- The Washington Times - Tuesday, November 11, 2014

An MIT professor who was an architect of Obamacare said Tuesday he “spoke inappropriately” when he said a lack of transparency and “the stupidity of American voter” played a key part in the law’s passage.

“The comments in the video were made at an academic conference,” Jonathan Gruber said Tuesday on MSNBC. “I was speaking off the cuff and I basically spoke inappropriately and I regret having made those comments.”

He said he was trying to make the point that public policy involving spending “is typically less politically palatable than policy that involves doing things through the tax code.”

Mr. Gruber’s comments, which came last year but have surfaced online in recent days, have prompted fresh criticism from critics of the law, many of whom were already displeased with how the original legislation was passed.

“This bill was written in a tortured way to make sure [the Congressional Budget Office] did not score the mandate as taxes,” he said in the remarks last year. “If CBO scored the mandate as taxes, the bill dies. OK, so it’s written to do that.”

In a surprise decision in 2012, the Supreme Court famously did uphold the law’s “individual mandate” that most Americans purchase health insurance or face a penalty as constitutional not under Congress’s authority to control interstate commerce, but under its taxing power.


SEE ALSO: Obamacare architect: We passed law due to ‘stupidity of the American voter’

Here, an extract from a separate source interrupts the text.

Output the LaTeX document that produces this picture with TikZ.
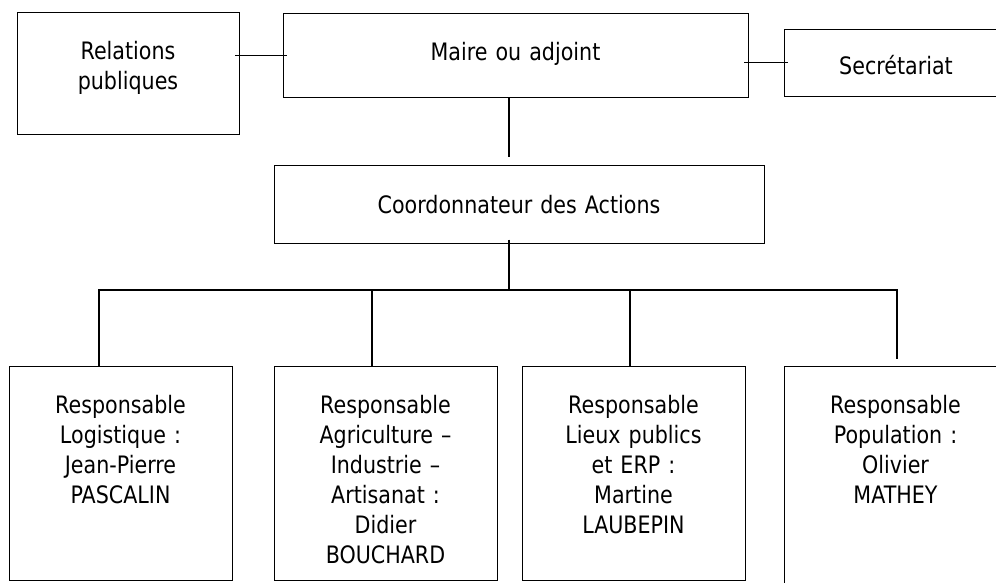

“In terms of risk-rated subsidies, if you had a law which said healthy people are going to pay in — you made explicit that healthy people pay in and sick people get money — it would not have passed,” Mr. Gruber continued in his remarks from last year. “Lack of transparency is a huge political advantage. And basically, call it the stupidity of the American voter, or whatever, but basically that was really, really critical to get the thing to pass.”